A block of data:

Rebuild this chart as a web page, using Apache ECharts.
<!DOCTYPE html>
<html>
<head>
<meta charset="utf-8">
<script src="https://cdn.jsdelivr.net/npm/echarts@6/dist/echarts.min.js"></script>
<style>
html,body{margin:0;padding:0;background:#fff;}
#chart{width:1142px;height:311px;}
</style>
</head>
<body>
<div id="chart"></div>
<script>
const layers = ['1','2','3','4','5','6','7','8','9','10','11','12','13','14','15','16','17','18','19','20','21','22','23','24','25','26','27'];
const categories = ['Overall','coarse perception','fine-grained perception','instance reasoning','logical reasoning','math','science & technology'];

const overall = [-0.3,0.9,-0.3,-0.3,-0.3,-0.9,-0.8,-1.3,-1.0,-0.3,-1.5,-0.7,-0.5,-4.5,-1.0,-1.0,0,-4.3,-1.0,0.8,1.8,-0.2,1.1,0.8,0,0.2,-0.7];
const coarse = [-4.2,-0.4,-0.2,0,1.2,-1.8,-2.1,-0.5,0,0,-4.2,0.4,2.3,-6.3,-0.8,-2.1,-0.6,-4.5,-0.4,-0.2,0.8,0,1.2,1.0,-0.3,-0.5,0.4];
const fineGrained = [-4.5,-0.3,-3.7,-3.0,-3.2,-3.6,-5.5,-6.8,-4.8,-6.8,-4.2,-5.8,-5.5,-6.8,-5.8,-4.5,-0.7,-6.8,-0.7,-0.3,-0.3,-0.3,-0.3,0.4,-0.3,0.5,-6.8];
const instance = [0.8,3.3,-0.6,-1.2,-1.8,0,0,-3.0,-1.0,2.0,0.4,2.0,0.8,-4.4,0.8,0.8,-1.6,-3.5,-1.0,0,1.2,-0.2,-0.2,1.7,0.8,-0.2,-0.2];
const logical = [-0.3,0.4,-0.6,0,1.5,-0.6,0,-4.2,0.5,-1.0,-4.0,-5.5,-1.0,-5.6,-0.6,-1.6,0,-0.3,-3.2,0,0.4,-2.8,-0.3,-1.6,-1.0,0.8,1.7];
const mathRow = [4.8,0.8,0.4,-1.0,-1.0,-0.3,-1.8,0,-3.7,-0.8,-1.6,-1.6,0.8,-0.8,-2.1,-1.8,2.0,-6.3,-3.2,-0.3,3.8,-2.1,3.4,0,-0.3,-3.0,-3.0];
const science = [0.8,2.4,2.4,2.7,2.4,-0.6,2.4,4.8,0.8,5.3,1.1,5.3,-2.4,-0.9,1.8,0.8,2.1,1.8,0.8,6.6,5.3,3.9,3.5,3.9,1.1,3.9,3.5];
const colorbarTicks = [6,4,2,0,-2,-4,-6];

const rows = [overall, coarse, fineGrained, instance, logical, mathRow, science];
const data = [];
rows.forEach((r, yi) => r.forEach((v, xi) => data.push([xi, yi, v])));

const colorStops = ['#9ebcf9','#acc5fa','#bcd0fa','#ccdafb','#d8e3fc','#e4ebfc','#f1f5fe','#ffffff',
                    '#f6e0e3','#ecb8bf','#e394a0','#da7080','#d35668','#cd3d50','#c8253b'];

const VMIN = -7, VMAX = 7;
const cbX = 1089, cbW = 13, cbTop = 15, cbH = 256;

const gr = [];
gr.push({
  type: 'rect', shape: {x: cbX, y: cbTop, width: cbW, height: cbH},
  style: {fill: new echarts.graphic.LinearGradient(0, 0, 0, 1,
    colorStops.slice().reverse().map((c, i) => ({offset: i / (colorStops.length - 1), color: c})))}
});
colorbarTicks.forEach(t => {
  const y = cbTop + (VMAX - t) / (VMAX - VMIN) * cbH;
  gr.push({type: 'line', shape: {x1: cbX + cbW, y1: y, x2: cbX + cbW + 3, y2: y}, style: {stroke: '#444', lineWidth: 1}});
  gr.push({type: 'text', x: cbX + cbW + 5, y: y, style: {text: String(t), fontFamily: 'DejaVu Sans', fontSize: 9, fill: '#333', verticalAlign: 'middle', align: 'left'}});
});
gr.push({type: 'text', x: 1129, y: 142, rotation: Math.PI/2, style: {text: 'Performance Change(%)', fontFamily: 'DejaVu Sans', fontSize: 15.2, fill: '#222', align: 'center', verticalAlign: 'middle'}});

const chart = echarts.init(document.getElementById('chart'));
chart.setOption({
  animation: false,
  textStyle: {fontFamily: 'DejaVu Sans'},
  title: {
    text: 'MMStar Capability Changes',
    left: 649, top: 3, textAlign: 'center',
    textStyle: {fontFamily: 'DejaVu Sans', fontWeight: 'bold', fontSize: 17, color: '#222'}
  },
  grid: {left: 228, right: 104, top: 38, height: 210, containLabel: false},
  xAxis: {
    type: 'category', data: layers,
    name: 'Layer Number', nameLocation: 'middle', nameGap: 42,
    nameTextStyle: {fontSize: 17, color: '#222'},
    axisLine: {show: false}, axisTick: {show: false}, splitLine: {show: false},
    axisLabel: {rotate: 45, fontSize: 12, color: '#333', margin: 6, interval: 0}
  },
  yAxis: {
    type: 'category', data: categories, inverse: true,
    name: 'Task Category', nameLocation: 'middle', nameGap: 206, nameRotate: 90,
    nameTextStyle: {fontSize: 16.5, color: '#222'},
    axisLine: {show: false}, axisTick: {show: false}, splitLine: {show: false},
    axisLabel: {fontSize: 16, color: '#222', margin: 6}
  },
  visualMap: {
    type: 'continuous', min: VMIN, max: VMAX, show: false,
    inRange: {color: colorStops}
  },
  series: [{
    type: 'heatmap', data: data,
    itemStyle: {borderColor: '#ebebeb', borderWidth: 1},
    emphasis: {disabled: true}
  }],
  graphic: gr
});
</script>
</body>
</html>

--

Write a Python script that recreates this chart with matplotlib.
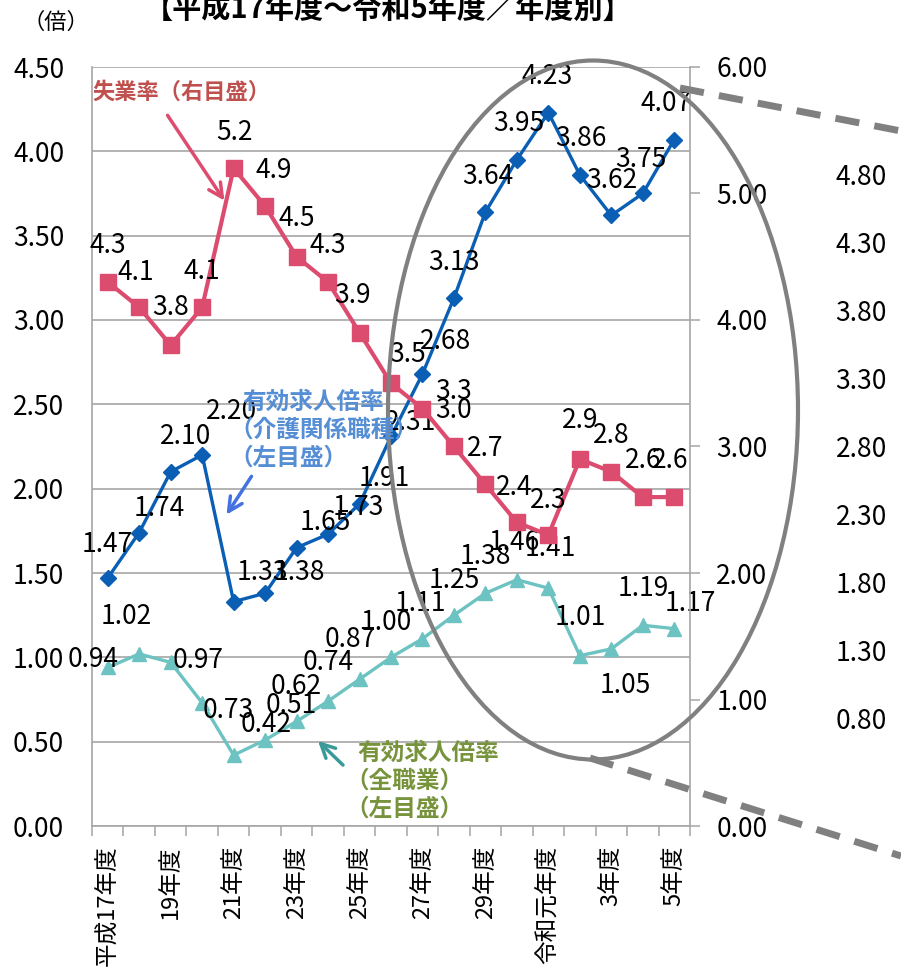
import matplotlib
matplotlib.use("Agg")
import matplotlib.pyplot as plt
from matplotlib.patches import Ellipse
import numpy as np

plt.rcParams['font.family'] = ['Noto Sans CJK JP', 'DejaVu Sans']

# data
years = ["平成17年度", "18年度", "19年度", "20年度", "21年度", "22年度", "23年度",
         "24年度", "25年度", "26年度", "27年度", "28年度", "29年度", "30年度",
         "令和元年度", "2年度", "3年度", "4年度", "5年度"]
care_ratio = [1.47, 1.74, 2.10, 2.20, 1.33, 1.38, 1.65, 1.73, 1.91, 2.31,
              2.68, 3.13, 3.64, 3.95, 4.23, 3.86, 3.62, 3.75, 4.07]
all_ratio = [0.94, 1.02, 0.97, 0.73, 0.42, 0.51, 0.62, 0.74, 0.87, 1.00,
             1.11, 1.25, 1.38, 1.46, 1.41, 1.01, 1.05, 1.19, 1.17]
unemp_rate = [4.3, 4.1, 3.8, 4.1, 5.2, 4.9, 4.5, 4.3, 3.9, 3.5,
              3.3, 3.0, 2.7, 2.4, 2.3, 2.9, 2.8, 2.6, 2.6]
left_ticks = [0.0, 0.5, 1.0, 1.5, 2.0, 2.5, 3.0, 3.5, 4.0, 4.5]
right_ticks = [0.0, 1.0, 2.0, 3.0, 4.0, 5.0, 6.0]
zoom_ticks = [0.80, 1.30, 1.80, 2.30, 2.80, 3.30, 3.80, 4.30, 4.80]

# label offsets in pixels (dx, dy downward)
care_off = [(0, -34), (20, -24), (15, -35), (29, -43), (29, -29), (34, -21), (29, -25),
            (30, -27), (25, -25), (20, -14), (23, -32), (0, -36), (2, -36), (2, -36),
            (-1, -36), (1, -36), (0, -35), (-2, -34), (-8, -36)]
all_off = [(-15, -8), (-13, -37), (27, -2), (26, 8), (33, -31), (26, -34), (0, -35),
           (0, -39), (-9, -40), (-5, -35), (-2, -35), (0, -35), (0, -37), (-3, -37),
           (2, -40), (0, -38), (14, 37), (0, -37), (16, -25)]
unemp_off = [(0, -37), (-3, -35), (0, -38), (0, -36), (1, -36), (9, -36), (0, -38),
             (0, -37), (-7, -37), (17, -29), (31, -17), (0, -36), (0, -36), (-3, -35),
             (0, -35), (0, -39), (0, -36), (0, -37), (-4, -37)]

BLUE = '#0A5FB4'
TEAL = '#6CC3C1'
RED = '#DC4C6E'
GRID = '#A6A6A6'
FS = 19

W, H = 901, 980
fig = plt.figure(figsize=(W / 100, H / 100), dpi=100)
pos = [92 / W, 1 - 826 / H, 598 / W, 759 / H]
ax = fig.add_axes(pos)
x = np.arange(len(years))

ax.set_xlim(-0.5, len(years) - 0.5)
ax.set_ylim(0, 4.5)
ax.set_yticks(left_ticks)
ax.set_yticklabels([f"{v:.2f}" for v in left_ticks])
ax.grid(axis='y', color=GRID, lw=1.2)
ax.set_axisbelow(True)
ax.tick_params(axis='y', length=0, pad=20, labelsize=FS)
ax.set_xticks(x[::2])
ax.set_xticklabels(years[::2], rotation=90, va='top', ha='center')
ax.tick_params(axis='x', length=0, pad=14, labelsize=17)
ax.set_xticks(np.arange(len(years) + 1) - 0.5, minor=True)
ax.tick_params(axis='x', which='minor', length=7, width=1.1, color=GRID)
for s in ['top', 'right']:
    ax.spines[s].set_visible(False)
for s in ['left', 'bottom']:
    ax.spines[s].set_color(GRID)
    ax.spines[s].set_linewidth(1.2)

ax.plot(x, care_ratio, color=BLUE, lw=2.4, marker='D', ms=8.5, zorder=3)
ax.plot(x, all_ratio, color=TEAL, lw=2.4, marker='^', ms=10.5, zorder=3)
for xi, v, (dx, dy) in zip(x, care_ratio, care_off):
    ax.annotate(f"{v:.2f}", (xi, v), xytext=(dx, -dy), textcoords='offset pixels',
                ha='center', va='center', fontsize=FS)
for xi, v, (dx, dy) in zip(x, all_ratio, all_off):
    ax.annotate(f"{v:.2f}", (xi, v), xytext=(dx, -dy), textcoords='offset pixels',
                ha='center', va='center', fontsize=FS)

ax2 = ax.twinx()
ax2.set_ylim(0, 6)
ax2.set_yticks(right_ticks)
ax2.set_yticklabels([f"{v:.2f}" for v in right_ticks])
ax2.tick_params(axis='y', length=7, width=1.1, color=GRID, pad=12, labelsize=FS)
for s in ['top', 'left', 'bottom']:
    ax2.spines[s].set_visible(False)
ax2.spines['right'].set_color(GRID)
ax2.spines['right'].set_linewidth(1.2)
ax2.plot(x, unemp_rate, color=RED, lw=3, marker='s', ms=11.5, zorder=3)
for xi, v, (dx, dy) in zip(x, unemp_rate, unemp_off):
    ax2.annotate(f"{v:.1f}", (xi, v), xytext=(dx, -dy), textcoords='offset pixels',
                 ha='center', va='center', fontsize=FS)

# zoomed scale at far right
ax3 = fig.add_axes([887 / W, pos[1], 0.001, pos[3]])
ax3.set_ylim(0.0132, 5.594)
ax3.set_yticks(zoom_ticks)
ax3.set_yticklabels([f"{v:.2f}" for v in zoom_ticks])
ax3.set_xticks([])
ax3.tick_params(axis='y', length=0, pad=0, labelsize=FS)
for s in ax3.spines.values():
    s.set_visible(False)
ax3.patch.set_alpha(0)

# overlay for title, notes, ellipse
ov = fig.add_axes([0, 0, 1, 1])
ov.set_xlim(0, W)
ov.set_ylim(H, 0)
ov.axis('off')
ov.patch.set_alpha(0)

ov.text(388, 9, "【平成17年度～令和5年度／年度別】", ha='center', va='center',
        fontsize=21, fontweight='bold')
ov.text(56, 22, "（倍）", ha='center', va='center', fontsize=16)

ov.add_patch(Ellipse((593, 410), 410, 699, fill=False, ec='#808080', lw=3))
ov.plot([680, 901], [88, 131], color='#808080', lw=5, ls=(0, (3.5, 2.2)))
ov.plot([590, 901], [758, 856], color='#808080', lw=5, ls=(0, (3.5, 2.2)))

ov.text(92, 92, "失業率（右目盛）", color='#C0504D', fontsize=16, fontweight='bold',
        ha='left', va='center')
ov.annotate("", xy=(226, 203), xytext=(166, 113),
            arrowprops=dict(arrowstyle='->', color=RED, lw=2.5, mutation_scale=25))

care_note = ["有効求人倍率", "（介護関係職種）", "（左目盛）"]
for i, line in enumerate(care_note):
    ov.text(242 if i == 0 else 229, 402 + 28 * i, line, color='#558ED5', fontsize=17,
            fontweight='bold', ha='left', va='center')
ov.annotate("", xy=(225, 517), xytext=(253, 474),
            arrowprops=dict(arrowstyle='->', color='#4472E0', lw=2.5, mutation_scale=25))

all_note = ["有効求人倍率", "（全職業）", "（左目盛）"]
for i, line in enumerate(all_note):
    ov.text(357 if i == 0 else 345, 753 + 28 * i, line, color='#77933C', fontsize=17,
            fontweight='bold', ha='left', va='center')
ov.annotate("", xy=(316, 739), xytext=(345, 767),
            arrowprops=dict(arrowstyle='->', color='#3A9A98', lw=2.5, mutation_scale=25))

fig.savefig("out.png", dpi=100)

*Challenge*
Pull every line containing the word "script" out of the material.

*Final result*
<script src="https://cdn.jsdelivr.net/npm/echarts@6/dist/echarts.min.js"></script>
<script>
</script>
Write a Python script that recreates this chart with matplotlib.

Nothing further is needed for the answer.